From Louvain to Leiden: guaranteeing well-connected communities

Community detection is often used to understand the structure of large and complex networks. One of the most popular algorithms for uncovering community structure is the so-called Louvain algorithm. We show that this algorithm has a major defect that largely went unnoticed until now: the Louvain algorithm may yield arbitrarily badly connected communities. In the worst case, communities may even be disconnected, especially when running the algorithm iteratively. In our experimental analysis, we observe that up to 25% of the communities are badly connected and up to 16% are disconnected. To address this problem, we introduce the Leiden algorithm. We prove that the Leiden algorithm yields communities that are guaranteed to be connected. In addition, we prove that, when the Leiden algorithm is applied iteratively, it converges to a partition in which all subsets of all communities are locally optimally assigned.
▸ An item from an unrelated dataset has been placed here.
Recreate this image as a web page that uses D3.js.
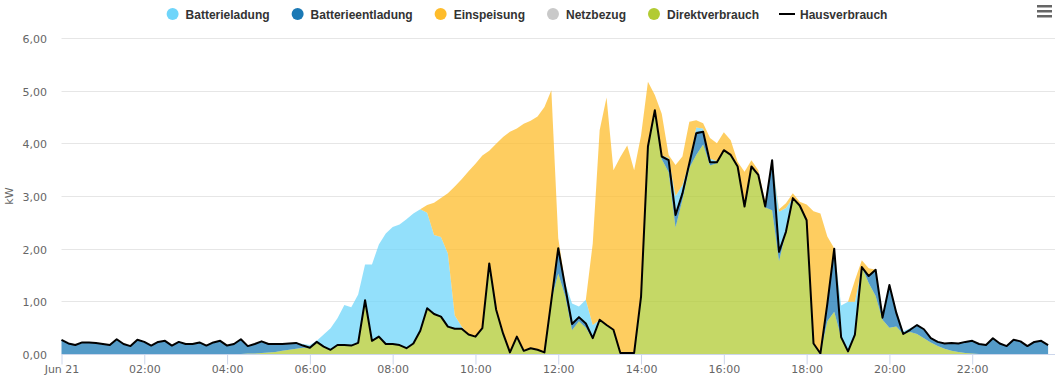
<!DOCTYPE html>
<html>
<head>
<meta charset="utf-8">
<script src="https://cdn.jsdelivr.net/npm/d3@7"></script>
<style>
  body { margin: 0; background: #fff; }
  svg { display: block; }
</style>
</head>
<body>
<svg id="chart" width="1059" height="387"></svg>
<script>

// 10-minute values, 00:00 .. 23:50, kW
let hausverbrauch = [
  0.27,0.20,0.17,0.22,0.22,0.21,0.19,0.17,0.28,0.19,
  0.15,0.27,0.23,0.16,0.23,0.25,0.16,0.23,0.19,0.19,
  0.22,0.16,0.22,0.25,0.16,0.19,0.28,0.15,0.19,0.24,
  0.19,0.19,0.19,0.20,0.21,0.16,0.12,0.23,0.14,0.08,
  0.17,0.17,0.16,0.21,1.02,0.25,0.33,0.19,0.19,0.17,
  0.11,0.20,0.44,0.87,0.76,0.71,0.52,0.48,0.48,0.37,
  0.33,0.49,1.72,0.84,0.39,0.03,0.33,0.06,0.11,0.08,
  0.03,1.02,2.01,1.28,0.57,0.70,0.58,0.30,0.65,0.55,
  0.46,0.02,0.02,0.02,1.09,3.94,4.63,3.75,3.68,2.64,
  3.05,3.62,4.19,4.22,3.64,3.64,3.87,3.78,3.56,2.80,
  3.56,3.40,2.80,3.68,1.94,2.32,2.96,2.82,2.54,0.20,
  0.01,0.95,2.00,0.32,0.05,0.37,1.65,1.48,1.60,0.69,
  1.31,0.78,0.38,0.46,0.55,0.47,0.30,0.23,0.20,0.21,
  0.20,0.23,0.25,0.19,0.17,0.30,0.20,0.15,0.27,0.24,
  0.15,0.23,0.25,0.17
];

let direktverbrauch = [
  0,0,0,0,0,0,0,0,0,0,
  0,0,0,0,0,0,0,0,0,0,
  0,0,0,0,0,0,0,0.01,0.01,0.02,
  0.03,0.04,0.06,0.08,0.10,0.12,0.12,0.23,0.14,0.08,
  0.17,0.17,0.16,0.21,1.02,0.25,0.33,0.19,0.19,0.17,
  0.11,0.20,0.44,0.87,0.76,0.71,0.52,0.48,0.48,0.37,
  0.33,0.49,1.72,0.84,0.39,0.03,0.33,0.06,0.11,0.08,
  0.03,1.02,1.53,1.10,0.45,0.62,0.50,0.28,0.65,0.55,
  0.46,0.02,0.02,0.02,1.09,3.90,4.63,3.70,3.45,2.40,
  2.93,3.53,3.78,3.98,3.58,3.62,3.87,3.78,3.56,2.80,
  3.56,3.40,2.78,2.73,1.76,2.32,2.96,2.82,2.54,0.20,
  0.01,0.62,0.80,0.32,0.05,0.37,1.65,1.35,1.10,0.65,
  0.50,0.52,0.38,0.42,0.38,0.30,0.22,0.15,0.10,0.06,
  0.04,0.02,0.01,0,0,0,0,0,0,0,
  0,0,0,0
];

let batterieentladung = [
  0.27,0.20,0.17,0.22,0.22,0.21,0.19,0.17,0.28,0.19,
  0.15,0.27,0.23,0.16,0.23,0.25,0.16,0.23,0.19,0.19,
  0.22,0.16,0.22,0.25,0.16,0.19,0.28,0.14,0.18,0.22,
  0.16,0.15,0.13,0.12,0.11,0.04,0,0,0,0,
  0,0,0,0,0,0,0,0,0,0,
  0,0,0,0,0,0,0,0,0,0,
  0,0,0,0,0,0,0,0,0,0,
  0,0,0.48,0.18,0.12,0.08,0.08,0.02,0,0,
  0,0,0,0,0,0.04,0,0.05,0.22,0.28,
  0.15,0.09,0.45,0.26,0.07,0.02,0,0,0,0,
  0,0,0.02,0.95,0.20,0,0,0,0,0,
  0,0.33,1.20,0,0,0,0,0.13,0.50,0.04,
  0.81,0.26,0,0.04,0.17,0.17,0.08,0.08,0.10,0.15,
  0.16,0.21,0.24,0.19,0.17,0.30,0.20,0.15,0.27,0.24,
  0.15,0.23,0.25,0.17
];

let batterieladung = [
  0,0,0,0,0,0,0,0,0,0,
  0,0,0,0,0,0,0,0,0,0,
  0,0,0,0,0,0,0,0,0,0,
  0,0,0,0,0.01,0.03,0.05,0.02,0.23,0.41,
  0.51,0.76,0.73,0.92,0.68,1.45,1.75,2.10,2.22,2.29,
  2.45,2.47,2.31,1.81,1.50,1.51,1.39,0.25,0.04,0,
  0,0,0,0,0,0,0,0,0,0,
  0,0,0,0.07,0.39,0.20,0.45,0.25,0,0,
  0,0,0,0,0,0,0,0.02,0.05,0.32,
  0.13,0.02,0.07,0.04,0.06,0.02,0,0,0,0,
  0,0,0,0,0.74,0.45,0,0,0,0,
  0,0,0,0.60,0.94,0.62,0,0,0,0,
  0,0.05,0.05,0.03,0,0,0,0,0,0,
  0,0,0,0,0,0,0,0,0,0,
  0,0,0,0
];

let einspeisung = [
  0,0,0,0,0,0,0,0,0,0,
  0,0,0,0,0,0,0,0,0,0,
  0,0,0,0,0,0,0,0,0,0,
  0,0,0,0,0,0,0,0,0,0,
  0,0,0,0,0,0,0,0,0,0,
  0,0,0,0.15,0.61,0.74,1.14,2.45,2.80,3.10,
  3.28,3.28,2.14,3.15,3.73,4.19,3.95,4.31,4.32,4.43,
  4.66,3.99,0.19,0,0,0,0,1.55,3.60,4.32,
  3.03,3.72,3.94,3.47,3.06,1.23,0.29,0.79,0.06,0.59,
  0.54,0.77,0.14,0.10,0.39,0.34,0.34,0.28,0.09,0.66,
  0.12,0.09,0.10,0,0.05,0.09,0.09,0.07,0.30,2.51,
  2.66,1.28,0.01,0,0,0.41,0.13,0.15,0,0,
  0,0,0,0,0,0,0,0,0,0,
  0,0,0,0,0,0,0,0,0,0,
  0,0,0,0
];

let yTicks = [0, 1, 2, 3, 4, 5, 6];

let legendItems = [
  {name: "Batterieladung", color: "#6fd5fa", type: "dot"},
  {name: "Batterieentladung", color: "#1b79b5", type: "dot"},
  {name: "Einspeisung", color: "#febc2b", type: "dot"},
  {name: "Netzbezug", color: "#c9c9c9", type: "dot"},
  {name: "Direktverbrauch", color: "#b2cb33", type: "dot"},
  {name: "Hausverbrauch", color: "#000000", type: "line"}
];

// stacking order, bottom to top
let stackKeys = ["direktverbrauch", "batterieentladung", "batterieladung", "einspeisung"];
let areaColors = {
  direktverbrauch: "#b2cb33",
  batterieentladung: "#1b79b5",
  batterieladung: "#6fd5fa",
  einspeisung: "#febc2b"
};


let t0 = new Date(2021, 5, 21, 0, 0);

let rows = hausverbrauch.map((h, i) => ({
  time: d3.timeMinute.offset(t0, i * 10),
  hausverbrauch: h,
  direktverbrauch: direktverbrauch[i],
  batterieentladung: batterieentladung[i],
  batterieladung: batterieladung[i],
  einspeisung: einspeisung[i]
}));


let svg = d3.select("#chart");

let x = d3.scaleTime()
    .domain([t0, d3.timeHour.offset(t0, 24)])
    .range([61.5, 1055]);

let y = d3.scaleLinear()
    .domain([0, 6])
    .range([354, 38]);

let de = d3.formatLocale({decimal: ",", thousands: ".", grouping: [3], currency: ["", " €"]});
let fmt = de.format(".2f");


// grid
let grid = svg.append("g");
grid.selectAll("line")
  .data(yTicks)
  .enter().append("line")
  .attr("x1", 61.5)
  .attr("x2", 1055)
  .attr("y1", d => Math.round(y(d)) + 0.5)
  .attr("y2", d => Math.round(y(d)) + 0.5)
  .attr("stroke", "#e6e6e6")
  .attr("stroke-width", 1);

// y labels
svg.append("g").selectAll("text")
  .data(yTicks)
  .enter().append("text")
  .attr("x", 47)
  .attr("y", d => y(d) + 5)
  .attr("text-anchor", "end")
  .attr("font-family", "DejaVu Sans")
  .attr("font-size", 11)
  .attr("fill", "#666666")
  .text(d => fmt(d));

svg.append("text")
  .attr("transform", "translate(12.5,196) rotate(-90)")
  .attr("text-anchor", "middle")
  .attr("font-family", "DejaVu Sans")
  .attr("font-size", 11)
  .attr("fill", "#666666")
  .text("kW");


// stacked areas
let stack = d3.stack().keys(stackKeys);
let series = stack(rows);

let area = d3.area()
    .x(d => x(d.data.time))
    .y0(d => y(d[0]))
    .y1(d => y(d[1]));

svg.append("g").selectAll("path")
  .data(series)
  .enter().append("path")
  .attr("d", area)
  .attr("fill", d => areaColors[d.key])
  .attr("fill-opacity", 0.75);

// house consumption line
let line = d3.line()
    .x(d => x(d.time))
    .y(d => y(d.hausverbrauch));

svg.append("path")
  .datum(rows)
  .attr("d", line)
  .attr("fill", "none")
  .attr("stroke", "#000")
  .attr("stroke-width", 2)
  .attr("stroke-linejoin", "round");


// x axis
let xAxis = d3.axisBottom(x)
    .ticks(d3.timeHour.every(2))
    .tickSize(10)
    .tickFormat(d => d.getHours() === 0 ? "Jun 21" : d3.timeFormat("%H:%M")(d));

let xg = svg.append("g")
    .attr("transform", "translate(0,354.5)")
    .call(xAxis);

xg.select(".domain").attr("stroke", "#ccd6eb").attr("d", "M61.5,0H1055");
xg.selectAll(".tick").filter(d => d >= d3.timeHour.offset(t0, 24)).remove();
xg.selectAll(".tick line").attr("stroke", "#ccd6eb");
xg.selectAll(".tick text")
  .attr("y", 18.5)
  .attr("dy", 0)
  .attr("font-family", "DejaVu Sans")
  .attr("font-size", 11)
  .attr("fill", "#666666");


// legend
let legend = svg.append("g");
let lx = 0;
for (let item of legendItems) {
  let g = legend.append("g").attr("transform", `translate(${lx},0)`);
  if (item.type === "line") {
    g.append("line")
      .attr("x1", 0).attr("x2", 16)
      .attr("y1", 0).attr("y2", 0)
      .attr("stroke", item.color)
      .attr("stroke-width", 2);
  } else {
    g.append("circle")
      .attr("cx", 8).attr("cy", 0)
      .attr("r", 6)
      .attr("fill", item.color);
  }
  let t = g.append("text")
    .attr("x", 21)
    .attr("y", 4.5)
    .attr("font-family", "Liberation Sans, Arial, sans-serif")
    .attr("font-size", 12)
    .attr("font-weight", "bold")
    .attr("fill", "#333333")
    .text(item.name);
  lx += 21 + t.node().getComputedTextLength() + 20;
}
let legendWidth = lx - 20;
legend.attr("transform", `translate(${526 - legendWidth / 2},14)`);


// context menu icon
svg.append("g").selectAll("rect")
  .data([5, 10, 15])
  .enter().append("rect")
  .attr("x", 1037)
  .attr("y", d => d)
  .attr("width", 15)
  .attr("height", 2.5)
  .attr("fill", "#666666");

</script>
</body>
</html>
Furthermore, by relying on a fast local move approach, the Leiden algorithm runs faster than the Louvain algorithm

In many complex networks, nodes cluster and form relatively dense groups—often called communities [1, 2]. Such a modular structure is usually not known beforehand. Detecting communities in a network is therefore an important problem. One of the best-known methods for community detection is called modularity [3]. This method tries to maximise the difference between the actual number of edges in a community and the expected number of such edges.